## [Data excerpt]
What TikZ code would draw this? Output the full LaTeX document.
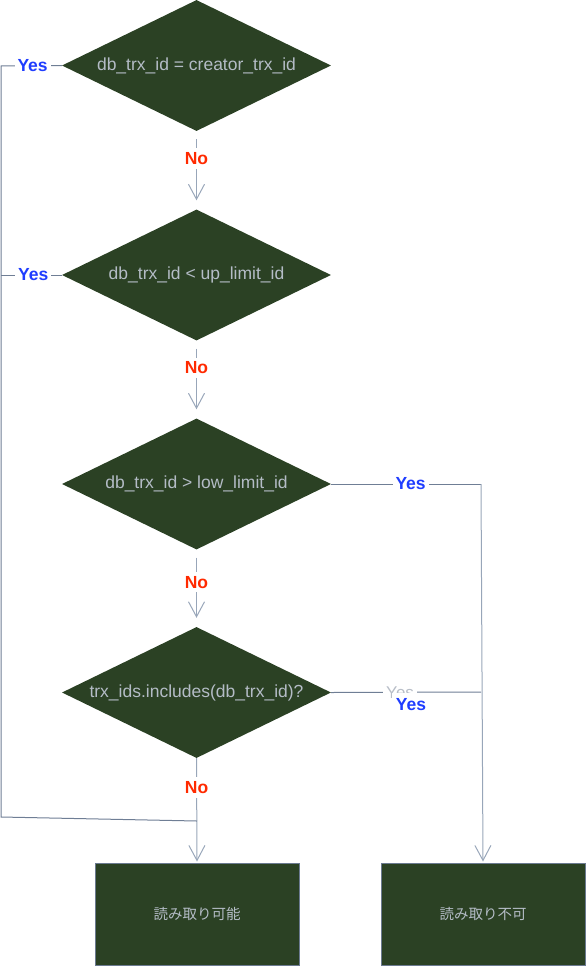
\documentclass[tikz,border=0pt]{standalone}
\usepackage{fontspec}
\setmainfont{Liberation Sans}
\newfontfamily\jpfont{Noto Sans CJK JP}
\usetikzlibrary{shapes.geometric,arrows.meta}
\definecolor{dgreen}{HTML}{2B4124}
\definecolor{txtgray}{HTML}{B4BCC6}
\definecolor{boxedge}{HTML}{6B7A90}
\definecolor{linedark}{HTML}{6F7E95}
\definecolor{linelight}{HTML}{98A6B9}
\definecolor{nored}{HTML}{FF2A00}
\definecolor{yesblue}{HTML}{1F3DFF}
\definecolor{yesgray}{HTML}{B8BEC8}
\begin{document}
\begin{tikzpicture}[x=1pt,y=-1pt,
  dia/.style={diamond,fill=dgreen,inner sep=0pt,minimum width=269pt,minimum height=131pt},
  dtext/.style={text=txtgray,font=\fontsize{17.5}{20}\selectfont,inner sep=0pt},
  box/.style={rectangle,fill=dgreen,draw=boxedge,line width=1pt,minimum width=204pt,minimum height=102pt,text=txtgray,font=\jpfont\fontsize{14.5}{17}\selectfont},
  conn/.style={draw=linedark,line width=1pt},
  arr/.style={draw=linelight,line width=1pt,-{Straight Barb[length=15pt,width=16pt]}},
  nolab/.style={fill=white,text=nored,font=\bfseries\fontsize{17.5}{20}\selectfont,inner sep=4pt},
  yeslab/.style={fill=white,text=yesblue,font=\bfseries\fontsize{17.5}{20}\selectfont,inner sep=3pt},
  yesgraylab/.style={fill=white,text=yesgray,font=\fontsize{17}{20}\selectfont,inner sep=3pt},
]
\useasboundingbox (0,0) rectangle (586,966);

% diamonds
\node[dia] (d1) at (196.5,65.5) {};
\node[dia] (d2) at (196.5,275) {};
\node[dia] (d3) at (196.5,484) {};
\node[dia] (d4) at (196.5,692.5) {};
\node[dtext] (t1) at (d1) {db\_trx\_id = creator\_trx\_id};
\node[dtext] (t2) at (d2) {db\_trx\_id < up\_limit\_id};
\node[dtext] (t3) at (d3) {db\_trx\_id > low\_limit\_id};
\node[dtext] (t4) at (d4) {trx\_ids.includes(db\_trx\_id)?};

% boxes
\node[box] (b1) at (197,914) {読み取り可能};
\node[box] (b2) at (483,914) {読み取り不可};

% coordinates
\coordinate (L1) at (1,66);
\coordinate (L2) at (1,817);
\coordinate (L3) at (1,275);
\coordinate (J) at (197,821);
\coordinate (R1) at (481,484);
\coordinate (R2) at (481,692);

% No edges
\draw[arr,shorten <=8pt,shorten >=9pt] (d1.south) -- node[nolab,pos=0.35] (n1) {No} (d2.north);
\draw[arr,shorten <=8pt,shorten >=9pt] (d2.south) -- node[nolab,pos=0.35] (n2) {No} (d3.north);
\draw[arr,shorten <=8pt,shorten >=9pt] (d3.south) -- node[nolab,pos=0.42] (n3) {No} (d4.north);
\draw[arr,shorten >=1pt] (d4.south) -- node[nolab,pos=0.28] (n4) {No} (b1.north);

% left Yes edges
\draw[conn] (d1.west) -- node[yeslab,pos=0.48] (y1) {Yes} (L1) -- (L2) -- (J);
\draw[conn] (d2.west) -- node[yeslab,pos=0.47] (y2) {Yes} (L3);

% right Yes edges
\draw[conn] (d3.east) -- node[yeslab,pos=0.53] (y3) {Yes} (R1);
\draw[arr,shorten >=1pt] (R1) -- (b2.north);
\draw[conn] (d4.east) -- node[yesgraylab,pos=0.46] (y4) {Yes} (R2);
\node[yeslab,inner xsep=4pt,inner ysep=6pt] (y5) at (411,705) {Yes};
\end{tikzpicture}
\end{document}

## [Task to carry out]
Without the pictures, return the listing above from its first line through the line that has "(b2) at (483,914)".

## [Worked answer]
What TikZ code would draw this? Output the full LaTeX document.
\documentclass[tikz,border=0pt]{standalone}
\usepackage{fontspec}
\setmainfont{Liberation Sans}
\newfontfamily\jpfont{Noto Sans CJK JP}
\usetikzlibrary{shapes.geometric,arrows.meta}
\definecolor{dgreen}{HTML}{2B4124}
\definecolor{txtgray}{HTML}{B4BCC6}
\definecolor{boxedge}{HTML}{6B7A90}
\definecolor{linedark}{HTML}{6F7E95}
\definecolor{linelight}{HTML}{98A6B9}
\definecolor{nored}{HTML}{FF2A00}
\definecolor{yesblue}{HTML}{1F3DFF}
\definecolor{yesgray}{HTML}{B8BEC8}
\begin{document}
\begin{tikzpicture}[x=1pt,y=-1pt,
  dia/.style={diamond,fill=dgreen,inner sep=0pt,minimum width=269pt,minimum height=131pt},
  dtext/.style={text=txtgray,font=\fontsize{17.5}{20}\selectfont,inner sep=0pt},
  box/.style={rectangle,fill=dgreen,draw=boxedge,line width=1pt,minimum width=204pt,minimum height=102pt,text=txtgray,font=\jpfont\fontsize{14.5}{17}\selectfont},
  conn/.style={draw=linedark,line width=1pt},
  arr/.style={draw=linelight,line width=1pt,-{Straight Barb[length=15pt,width=16pt]}},
  nolab/.style={fill=white,text=nored,font=\bfseries\fontsize{17.5}{20}\selectfont,inner sep=4pt},
  yeslab/.style={fill=white,text=yesblue,font=\bfseries\fontsize{17.5}{20}\selectfont,inner sep=3pt},
  yesgraylab/.style={fill=white,text=yesgray,font=\fontsize{17}{20}\selectfont,inner sep=3pt},
]
\useasboundingbox (0,0) rectangle (586,966);

% diamonds
\node[dia] (d1) at (196.5,65.5) {};
\node[dia] (d2) at (196.5,275) {};
\node[dia] (d3) at (196.5,484) {};
\node[dia] (d4) at (196.5,692.5) {};
\node[dtext] (t1) at (d1) {db\_trx\_id = creator\_trx\_id};
\node[dtext] (t2) at (d2) {db\_trx\_id < up\_limit\_id};
\node[dtext] (t3) at (d3) {db\_trx\_id > low\_limit\_id};
\node[dtext] (t4) at (d4) {trx\_ids.includes(db\_trx\_id)?};

% boxes
\node[box] (b1) at (197,914) {読み取り可能};
\node[box] (b2) at (483,914) {読み取り不可};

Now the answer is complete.